After the start of the First World War in 1914 and the entry of the Ottoman Empire under the support of Germany, and following the secret Sykes-Picot agreement (between France and Britain) in 1916, the British troops were deployed in Iraq. The British troops conquered Basra and continued towards Baghdad, taking control of it in 1917. In fact, the Iraqi government was established by Great Britain in 1920.
The British ruled Iraq from 1917 to 1958. Britain’s position in Iraq was ambiguous, although the Baghdad Declaration was proposed in March 1917, the right to self-determination was not achieved.
London’s role in the Kingdom of Iraq was prominent in 1921 and continued through the treaties of 1926, 1927, and 1930. On October 3, 1932, the Kingdom of Iraq gained independence and was accepted by the international community as an independent country. But it remained under British influence until the revolution of 1958.

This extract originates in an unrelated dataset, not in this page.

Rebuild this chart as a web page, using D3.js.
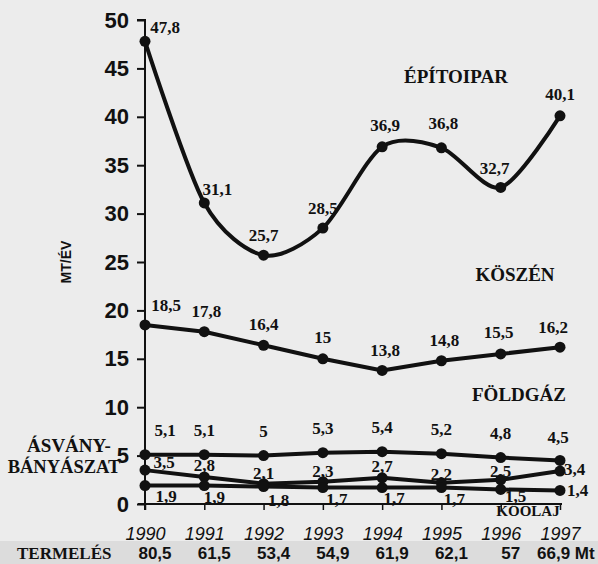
<!DOCTYPE html>
<html><head><meta charset="utf-8">
<script src="https://cdn.jsdelivr.net/npm/d3@7"></script>
<style>body{margin:0;background:#ececec}svg{display:block}</style>
</head><body>
<svg id="c" width="598" height="564"></svg>
<script>
const years = [1990,1991,1992,1993,1994,1995,1996,1997];
const epitoipar = [47.8,31.1,25.7,28.5,36.9,36.8,32.7,40.1];
const koszen = [18.5,17.8,16.4,15,13.8,14.8,15.5,16.2];
const foldgaz = [5.1,5.1,5,5.3,5.4,5.2,4.8,4.5];
const asvany = [3.5,2.8,2.1,2.3,2.7,2.2,2.5,3.4];
const koolaj = [1.9,1.9,1.8,1.7,1.7,1.7,1.5,1.4];
const termeles = ["80,5","61,5","53,4","54,9","61,9","62,1","57","66,9 Mt"];
const yTicks = [0,5,10,15,20,25,30,35,40,45,50];

const fmt = v => String(v).replace(".", ",");
const svg = d3.select("#c");
const x = d3.scalePoint().domain(years).range([145, 560]);
const y = d3.scaleLinear().domain([0,50]).range([504, 20]);

// termelés band
svg.append("rect").attr("x",0).attr("y",541).attr("width",598).attr("height",23).attr("fill","#dcdcdc");

// y axis
const yAxis = d3.axisLeft(y).tickValues(yTicks).tickSize(8).tickPadding(8);
const gy = svg.append("g").attr("transform","translate(145,0)").call(yAxis);
gy.select(".domain").attr("d","M-8,20H0V510").attr("stroke","#111").attr("stroke-width",2).attr("fill","none");
gy.selectAll(".tick line").attr("stroke","#111").attr("stroke-width",2);
gy.selectAll(".tick text").attr("font-family","Liberation Sans, Arial, sans-serif").attr("font-weight","bold").attr("font-size",22).attr("fill","#111");

// x axis
const xAxis = d3.axisBottom(x).tickSize(6).tickPadding(17).tickFormat(d=>d);
const gx = svg.append("g").attr("transform","translate(0,504)").call(xAxis);
gx.select(".domain").attr("d","M138,0H562").attr("stroke","#111").attr("stroke-width",2);
gx.selectAll(".tick line").attr("stroke","#111").attr("stroke-width",1.5);
gx.selectAll(".tick text").attr("font-family","Liberation Sans, Arial, sans-serif").attr("font-style","italic").attr("font-size",18).attr("fill","#111");

// y title
svg.append("text").attr("transform","translate(71,262) rotate(-90)").attr("text-anchor","middle")
  .attr("font-family","Liberation Sans, Arial, sans-serif").attr("font-weight","bold").attr("font-size",14).attr("fill","#111").text("MT/ÉV");

const series = [
  {name:"epito", vals:epitoipar, curve:d3.curveCardinal.tension(0.15), dx:[20,13,0,0,3,2,-6,0], dy:[-14,-14,-20,-20,-22,-25,-19,-22]},
  {name:"koszen", vals:koszen, curve:d3.curveLinear, dx:[21,2,0,0,3,3,-2,-7], dy:[-20,-21,-21,-22,-20,-21,-22,-20]},
  {name:"foldgaz", vals:foldgaz, curve:d3.curveLinear, dx:[20,0,0,0,0,0,0,-2], dy:[-25,-25,-25,-25,-25,-25,-24,-23]},
  {name:"asvany", vals:asvany, curve:d3.curveLinear, dx:[19,0,0,0,0,0,0,4], dy:[-8,-12,-11,-11,-12,-9,-9,-2]},
  {name:"koolaj", vals:koolaj, curve:d3.curveLinear, dx:[21,10,15,14,12,13,15,7], dy:[10,11,13,12,11,12,7,0]}
];

series.forEach(s=>{
  const pts = years.map((yr,i)=>[x(yr), y(s.vals[i])]);
  svg.append("path").attr("d", d3.line().curve(s.curve)(pts)).attr("fill","none").attr("stroke","#111").attr("stroke-width",4).attr("stroke-linejoin","round");
  svg.selectAll(null).data(years).enter().append("circle")
    .attr("cx",d=>x(d)).attr("cy",(d,i)=>y(s.vals[i])).attr("r",5.5).attr("fill","#111");
  svg.selectAll(null).data(years).enter().append("text")
    .attr("x",(d,i)=>x(d)+s.dx[i]).attr("y",(d,i)=>y(s.vals[i])+s.dy[i]).attr("dy","0.35em")
    .attr("text-anchor",(d,i)=> (i===7 && (s.name==="asvany"||s.name==="koolaj")) ? "start" : "middle")
    .attr("font-family","Liberation Serif, Times New Roman, serif").attr("font-weight","bold").attr("font-size",17).attr("fill","#111")
    .text((d,i)=>fmt(s.vals[i]));
});

// category labels
const cat = (t,cx,cy,fs)=>svg.append("text").attr("x",cx).attr("y",cy).attr("text-anchor","middle")
  .attr("font-family","Liberation Serif, Times New Roman, serif").attr("font-weight","bold").attr("font-size",fs||19).attr("fill","#111").text(t);
cat("ÉPÍTOIPAR",456,83);
cat("KÖSZÉN",515,281);
cat("FÖLDGÁZ",519,401);
cat("ÁSVÁNY-",69,452);
cat("BÁNYÁSZAT",64,473,18.5);
cat("KŐOLAJ",528,516,15);

// termelés row
svg.append("text").attr("x",17).attr("y",559).attr("font-family","Liberation Serif, Times New Roman, serif").attr("font-weight","bold").attr("font-size",17).attr("fill","#111").text("TERMELÉS");
svg.selectAll(null).data(years).enter().append("text")
  .attr("x",(d,i)=> i===7 ? x(d)-23 : x(d)+10).attr("y",559)
  .attr("text-anchor",(d,i)=> i===7 ? "start":"middle")
  .attr("font-family","Liberation Sans, Arial, sans-serif").attr("font-weight","bold").attr("font-size",17).attr("fill","#111")
  .text((d,i)=>termeles[i]);
</script>
</body></html>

In May 1941, there was a revolution against the British presence led by Rashid Ali Al Gilani, who succeeded in expelling the British allies. Britain declared war to regain control of Iraq and was able to regain power. Therefore, the kingdom returned to Baghdad with more British influence and following the union of Britain and Iraq, Rashid Ali, and his pan-Arab supporters left the country.
Despite the presence of Iraq as the founding member of the United Nations in 1945  and the signing of the 20-year treaty in 1948 (a new alliance between Iraq and Britain based on equality and full independence), it remained under British influence until the revolution of 1958.
By changing Iraq’s regime from a monarchy to a republic, the relationship between the two countries changed. After the Second World War, the relations between Iraq and Britain became difficult and sensitive. The relations sometimes reached a point of conflict due to London’s positions on Iraqi national issues and Arab issues.